Sunday at Quilt Market was non-stop. No time to eat. No time to sit down. I hope I made some good business contacts that may develop into future opportunities. And the highlight of my day was meeting Annie Smith in person. I have listened to Annie's podcasts for more than two years now, and it was surreal hearing her voice and seeing her face--at the same time. Annie, I am grateful for all of the hours of entertaining and educational listening.

This week, I've been following up on loose ends from Quilt Market and getting in touch with the people with whom I promised to get in touch. The quilting community is just so darn friendly and fun that this hardly feels like work.

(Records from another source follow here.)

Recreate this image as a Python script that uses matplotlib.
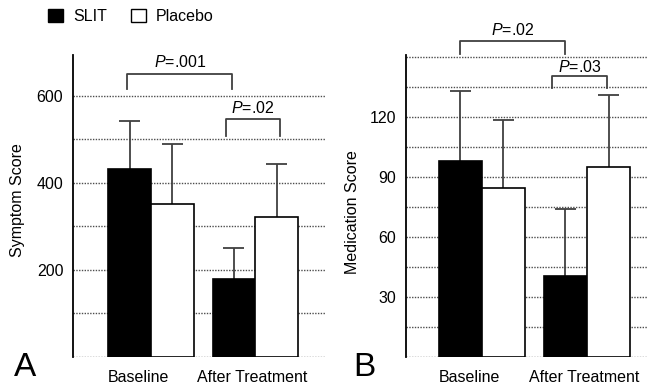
import numpy as np
import matplotlib
matplotlib.use("Agg")
import matplotlib.pyplot as plt
from matplotlib.patches import Patch

plt.rcParams['font.family'] = ['Liberation Sans', 'DejaVu Sans']
plt.rcParams['mathtext.fontset'] = 'custom'
plt.rcParams['mathtext.it'] = 'Liberation Sans:italic'
plt.rcParams['mathtext.rm'] = 'Liberation Sans'

# data
groups = ['Baseline', 'After Treatment']
symptom_slit = [432, 179]
symptom_slit_err = [110, 71]
symptom_placebo = [352, 322]
symptom_placebo_err = [138, 122]

med_slit = [98, 40.5]
med_slit_err = [35, 33.5]
med_placebo = [84.5, 95]
med_placebo_err = [34, 36]

x = np.arange(len(groups))
w = 0.41
FS = 11.5


def upper_err(ax, xs, vals, errs, cap):
    vals = np.asarray(vals)
    tops = vals + np.asarray(errs)
    ax.vlines(xs, vals, tops, color='0.25', lw=1.3, zorder=1)
    ax.hlines(tops, xs - cap, xs + cap, color='0.25', lw=1.3, zorder=1)


def panel(ax, slit, slit_err, plac, plac_err, ymax, grid_step, ticks, ylabel,
          brackets, xlim):
    ax.set_xlim(*xlim)
    ax.set_ylim(0, ymax)
    for g in np.arange(0, ymax, grid_step):
        ax.axhline(g, color='0.3', lw=1.0, ls=(0, (1, 1)), zorder=0)
    ax.bar(x - w / 2, slit, w, color='black', edgecolor='black', lw=1.2, zorder=2)
    ax.bar(x + w / 2, plac, w, color='white', edgecolor='black', lw=1.2, zorder=2)
    upper_err(ax, x - w / 2, slit, slit_err, 0.1)
    upper_err(ax, x + w / 2, plac, plac_err, 0.1)

    for s in ['top', 'right', 'bottom']:
        ax.spines[s].set_visible(False)
    ax.spines['left'].set_linewidth(1.3)
    ax.set_yticks(ticks)
    ax.tick_params(axis='y', length=0, pad=7, labelsize=FS)
    ax.set_xticks([x[0] - 0.12, x[1] - 0.03])
    ax.set_xticklabels(groups, fontsize=FS)
    ax.tick_params(axis='x', length=0, pad=9)
    ax.set_ylabel(ylabel, fontsize=FS)

    for (x0, x1, ytop, ybot, ytxt, lab) in brackets:
        ax.plot([x0, x0, x1, x1], [ybot, ytop, ytop, ybot], color='0.25', lw=1.3,
                clip_on=False)
        ax.text((x0 + x1) / 2, ytxt, r'$\it{P}$=' + lab, ha='center', va='center',
                fontsize=FS, clip_on=False)


fig = plt.figure(figsize=(6.47, 3.84), dpi=100)
axA = fig.add_axes([73 / 647, 27 / 384, 252 / 647, 302 / 384])
axB = fig.add_axes([406 / 647, 27 / 384, 241 / 647, 302 / 384])

panel(axA, symptom_slit, symptom_slit_err, symptom_placebo, symptom_placebo_err,
      694, 100, [200, 400, 600], 'Symptom Score',
      [(-0.23, 0.78, 651, 616, 678, '.001'), (0.72, 1.24, 547, 508, 572, '.02')],
      (-0.75, 1.67))
panel(axB, med_slit, med_slit_err, med_placebo, med_placebo_err,
      151, 15, [30, 60, 90, 120], 'Medication Score',
      [(-0.21, 0.79, 158, 151.5, 163.5, '.02'), (0.67, 1.19, 140.5, 134.5, 145, '.03')],
      (-0.72, 1.57))
axA.yaxis.set_label_coords(-0.19, 0.52)
axB.yaxis.set_label_coords(-0.19, 0.48)

fig.text(25 / 647, 0.003, 'A', fontsize=24, ha='center', va='bottom')
fig.text(364 / 647, 0.003, 'B', fontsize=24, ha='center', va='bottom')

handles = [Patch(facecolor='black', edgecolor='black'),
           Patch(facecolor='white', edgecolor='black')]
fig.legend(handles, ['SLIT', 'Placebo'], loc='upper left', bbox_to_anchor=(0.052, 1.015),
           ncol=2, frameon=False, fontsize=FS, handlelength=0.95, handleheight=0.95,
           columnspacing=1.5, handletextpad=0.6)

fig.savefig('out.png', dpi=100)
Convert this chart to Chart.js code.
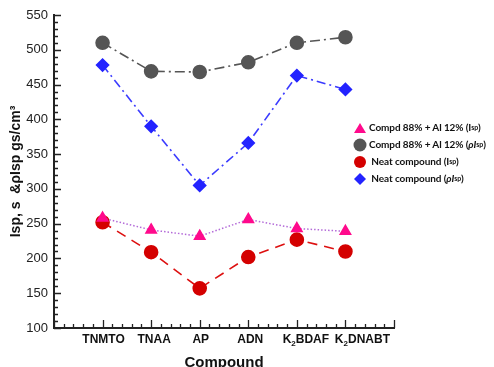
<!DOCTYPE html>
<html><head><meta charset="utf-8">
<script src="https://cdn.jsdelivr.net/npm/chart.js@4/dist/chart.umd.min.js"></script>
<style>
html,body{margin:0;padding:0;background:#fff;}
#wrap{position:relative;width:494px;height:367px;}
#legend{position:absolute;left:353px;top:119px;font-family:Lato,"Open Sans",sans-serif;font-weight:bold;font-size:10px;letter-spacing:-0.1px;color:#111;line-height:17px;}
#legend div{white-space:nowrap;display:flex;align-items:center;height:17px;}
#legend .m{display:inline-block;width:14px;height:14px;margin-right:2px;position:relative;}
#legend sub{font-size:7px;vertical-align:-2px;}
</style></head><body>
<div id="wrap"><canvas id="c" width="494" height="367"></canvas>
<div id="legend">
<div><span class="m"><svg width="14" height="14"><polygon points="7,2 13,12 1,12" fill="#ff0a8c"/></svg></span>Compd 88% + Al 12% (I<sub>sp</sub>)</div>
<div><span class="m"><svg width="14" height="14"><circle cx="7" cy="7" r="6.5" fill="#555"/></svg></span>Compd 88% + Al 12% (<i>ρI</i><sub>sp</sub>)</div>
<div><span class="m"><svg width="14" height="14"><circle cx="7" cy="7" r="6" fill="#d40000"/></svg></span>&nbsp;Neat compound (I<sub>sp</sub>)</div>
<div><span class="m"><svg width="14" height="14"><polygon points="7,1 13,7 7,13 1,7" fill="#2323ff"/></svg></span>&nbsp;Neat compound (<i>ρI</i><sub>sp</sub>)</div>
</div></div>
<script>
// category labels: "K_2..." marks a subscript 2
const categories = ["TNMTO","TNAA","AP","ADN","K_2BDAF","K_2DNABT"];
const compdIsp    = [258, 241, 232, 256, 243, 239];
const compdRhoIsp = [510, 469, 468, 482, 510, 518];
const neatIsp     = [252, 209, 157, 202, 227, 210];
const neatRhoIsp  = [478, 390, 305, 366, 463, 443];
const yTicks = [100,150,200,250,300,350,400,450,500,550];

const pts = arr => arr.map((v,i)=>({x:i+1,y:v}));

const tickPlugin = {
  id:'inTicks',
  afterDraw(chart){
    const ctx = chart.ctx, xs = chart.scales.x, ys = chart.scales.y;
    const ca = chart.chartArea;
    ctx.save();
    ctx.strokeStyle = '#222';
    ctx.lineWidth = 1.3;
    ctx.beginPath();
    for(let v=100; v<=550; v+=10){
      const p = Math.round(ys.getPixelForValue(v))+0.5;
      const len = (v%50===0)?7:4;
      ctx.moveTo(ca.left, p); ctx.lineTo(ca.left+len, p);
    }
    for(let k=0; k<=35; k++){
      const v = k/5;
      const p = Math.round(xs.getPixelForValue(v))+0.5;
      const len = (k%5===0)?8:4;
      ctx.moveTo(p, ca.bottom); ctx.lineTo(p, ca.bottom-len);
    }
    ctx.stroke();
    // category labels (with subscript support)
    const shift = [1, 3, 1, 2, 9, 17];
    const big = 'bold 12px "Liberation Sans"', small = 'bold 8px "Liberation Sans"';
    ctx.fillStyle = '#111';
    ctx.textBaseline = 'alphabetic';
    ctx.textAlign = 'left';
    const baseY = ca.bottom + 15;
    categories.forEach((lab, i) => {
      const parts = lab.split('_');
      let segs = [];
      if (parts.length === 1) segs = [[lab, big, 0]];
      else segs = [[parts[0], big, 0], [parts[1].charAt(0), small, 3], [parts[1].slice(1), big, 0]];
      let w = 0;
      segs.forEach(s => { ctx.font = s[1]; w += ctx.measureText(s[0]).width; });
      let x = xs.getPixelForValue(i+1) + shift[i] - w/2;
      segs.forEach(s => { ctx.font = s[1]; ctx.fillText(s[0], x, baseY + s[2]); x += ctx.measureText(s[0]).width; });
    });
    ctx.restore();
  }
};

new Chart(document.getElementById('c'), {
  type:'line',
  data:{datasets:[
    {label:'Compd 88% + Al 12% (Isp)', data:pts(compdIsp), borderColor:'#b36ad8', borderWidth:1.5, borderDash:[1.5,2],
     pointStyle:'triangle', pointRadius:6, pointBackgroundColor:'#ff0a8c', pointBorderColor:'#ff0a8c'},
    {label:'Compd 88% + Al 12% (ρIsp)', data:pts(compdRhoIsp), borderColor:'#555', borderWidth:1.6, borderDash:[10,4,2,4],
     pointStyle:'circle', pointRadius:6.5, pointBackgroundColor:'#555', pointBorderColor:'#555'},
    {label:'Neat compound (Isp)', data:pts(neatIsp), borderColor:'#dd1010', borderWidth:1.6, borderDash:[10,7],
     pointStyle:'circle', pointRadius:6.5, pointBackgroundColor:'#d40000', pointBorderColor:'#d40000'},
    {label:'Neat compound (ρIsp)', data:pts(neatRhoIsp), borderColor:'#3b3bff', borderWidth:1.6, borderDash:[9,4,2,4],
     pointStyle:'rectRot', pointRadius:6, pointBackgroundColor:'#2323ff', pointBorderColor:'#2323ff'}
  ]},
  options:{
    responsive:false, animation:false,
    layout:{padding:{top:15,right:100,left:0,bottom:0}},
    plugins:{legend:{display:false}, tooltip:{enabled:false}},
    scales:{
      x:{type:'linear', min:0, max:7,
        afterBuildTicks(s){ s.ticks = [0,1,2,3,4,5,6,7].map(v=>({value:v})); },
        afterFit(s){ s.height = 39; },
        grid:{display:false, drawTicks:false},
        border:{display:true, color:'#222', width:2},
        ticks:{display:false},
        title:{display:true, text:'Compound', color:'#111', padding:{top:0,bottom:-5},
          font:{family:'Liberation Sans', size:15, weight:'bold'}}
      },
      y:{min:100, max:550,
        afterBuildTicks(s){ s.ticks = yTicks.map(v=>({value:v})); },
        afterFit(s){ s.width = 54; },
        grid:{display:false, drawTicks:false},
        border:{display:true, color:'#222', width:2},
        ticks:{padding:6, color:'#222', font:{family:'Liberation Sans', size:13}},
        title:{display:true, text:'Isp, s  &ρIsp gs/cm³', color:'#111', padding:{top:8,bottom:2},
          font:{family:'Liberation Sans', size:14, weight:'bold'}}
      }
    }
  },
  plugins:[tickPlugin]
});
</script>
</body></html>
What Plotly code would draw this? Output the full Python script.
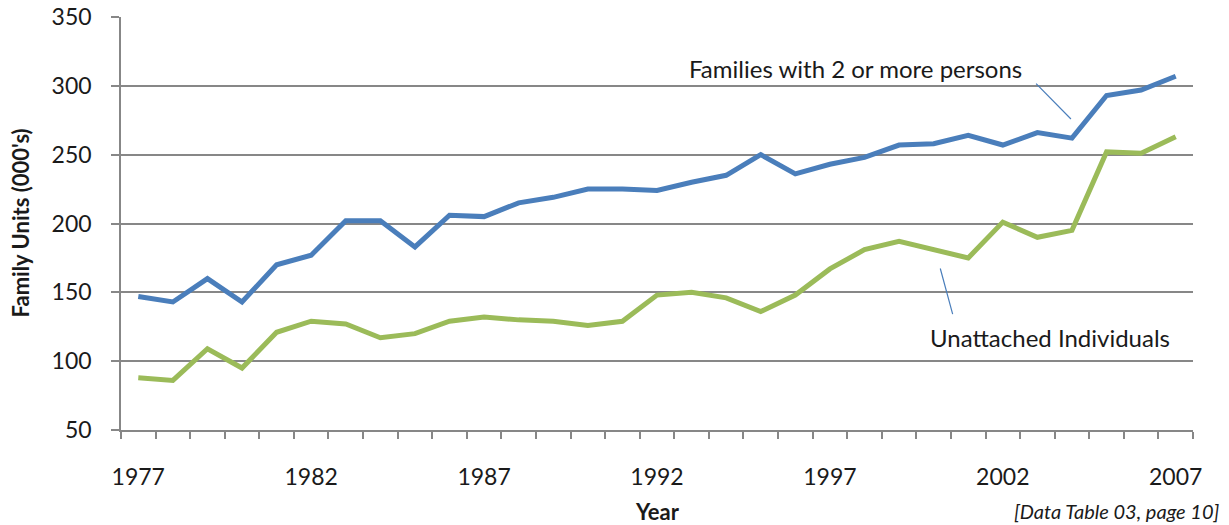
import plotly.graph_objects as go

years = list(range(1977, 2008))
families = [147, 143, 160, 143, 170, 177, 202, 202, 183, 206, 205, 215, 219, 225, 225, 224,
            230, 235, 250, 236, 243, 248, 257, 258, 264, 257, 266, 262, 293, 297, 307]
unattached = [88, 86, 109, 95, 121, 129, 127, 117, 120, 129, 132, 130, 129, 126, 129, 148,
              150, 146, 136, 148, 167, 181, 187, 181, 175, 201, 190, 195, 252, 251, 263]
label_years = [1977, 1982, 1987, 1992, 1997, 2002, 2007]
y_ticks = [50, 100, 150, 200, 250, 300, 350]

FONT = "Lato"
GRID = "#878787"
TXT = "#1a1a1a"

fig = go.Figure()
fig.add_trace(go.Scatter(x=years, y=families, mode="lines", name="Families with 2 or more persons",
                         line=dict(color="#4A7EBB", width=5)))
fig.add_trace(go.Scatter(x=years, y=unattached, mode="lines", name="Unattached Individuals",
                         line=dict(color="#9BBB59", width=5)))

boundaries = [y - 0.5 for y in years] + [years[-1] + 0.5]

fig.update_layout(
    width=1229, height=525,
    margin=dict(l=121, r=36, t=17, b=95, autoexpand=False),
    plot_bgcolor="white", paper_bgcolor="white",
    showlegend=False,
    font=dict(family=FONT, size=23, color=TXT),
    xaxis=dict(
        range=[1976.5, 2007.5], tickvals=label_years, ticktext=[str(y) for y in label_years],
        ticks="", showgrid=False, zeroline=False, automargin=False,
        showline=True, linecolor=GRID, linewidth=1.5,
        tickfont=dict(family=FONT, size=23, color=TXT), ticklabelstandoff=26,
        minor=dict(tickvals=boundaries, ticks="outside", ticklen=7, tickcolor=GRID, tickwidth=1.5, showgrid=False),
    ),
    yaxis=dict(
        range=[50, 350], tickvals=y_ticks, ticks="outside", ticklen=8, tickcolor=GRID, tickwidth=1.5,
        showgrid=True, gridcolor=GRID, gridwidth=1.5, zeroline=False, automargin=False,
        showline=True, linecolor=GRID, linewidth=1.5,
        tickfont=dict(family=FONT, size=23, color=TXT), ticklabelstandoff=15,
    ),
)

# axis titles
fig.add_annotation(x=0, y=0.5, xref="paper", yref="paper", xshift=-101, xanchor="center", yanchor="middle",
                   textangle=-90, text="<b>Family Units (000's)</b>", showarrow=False,
                   font=dict(family=FONT, size=22, color=TXT))
fig.add_annotation(x=0.5, y=0, xref="paper", yref="paper", yshift=-81, xanchor="center", yanchor="middle",
                   text="<b>Year</b>", showarrow=False,
                   font=dict(family=FONT, size=22, color=TXT))
fig.add_annotation(x=1, y=0, xref="paper", yref="paper", xanchor="right", yanchor="middle",
                   xshift=29, yshift=-81,
                   text="<i>[Data Table 03, page 10]</i>", showarrow=False,
                   font=dict(family=FONT, size=20, color=TXT))

# series labels with leader lines
fig.add_annotation(x=1997.75, y=312.9, xref="x", yref="y", text="Families with 2 or more persons",
                   showarrow=False, font=dict(family=FONT, size=24, color=TXT))
fig.add_annotation(x=2003.36, y=117.5, xref="x", yref="y", text="Unattached Individuals",
                   showarrow=False, font=dict(family=FONT, size=24, color=TXT))
fig.add_annotation(x=2003.97, y=275.9, ax=2002.92, ay=302.7, xref="x", yref="y", axref="x", ayref="y",
                   text="", showarrow=True, arrowhead=0, arrowwidth=1.2, arrowcolor="#4A7EBB")
fig.add_annotation(x=2000.55, y=134.2, ax=2000.18, ay=168.4, xref="x", yref="y", axref="x", ayref="y",
                   text="", showarrow=True, arrowhead=0, arrowwidth=1.2, arrowcolor="#4A7EBB")

fig.write_html("out.html", config={"displayModeBar": False},
               post_script="document.body.style.margin='0';document.body.style.overflow='hidden';")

Which brings me to what the repair man said. I called to check on the status of my sewing machine, hoping that it might be released soon from repair jail. (I hated to tell my daughter that we would have to buy a birthday present for her friend because she couldn't sew something. And, yes, that was after I suggested hand-sewing as an alternative.) Checking on my machine with its jailor, the very nice repair man and I chatted a bit. He told me that quilting is the hot, new thing. I love it. The hot, new thing. That made me feel really good.

With the sewing machine in the shop, I went for another machine instead. The bread machine is halfway through its cycle, and the house smells delicious. Anyone coming for freshly baked bread for breakfast at my house tomorrow needs to arrive early. We have to be at the soccer field by 7:30. Go Gator Girls! Win your last game of the season!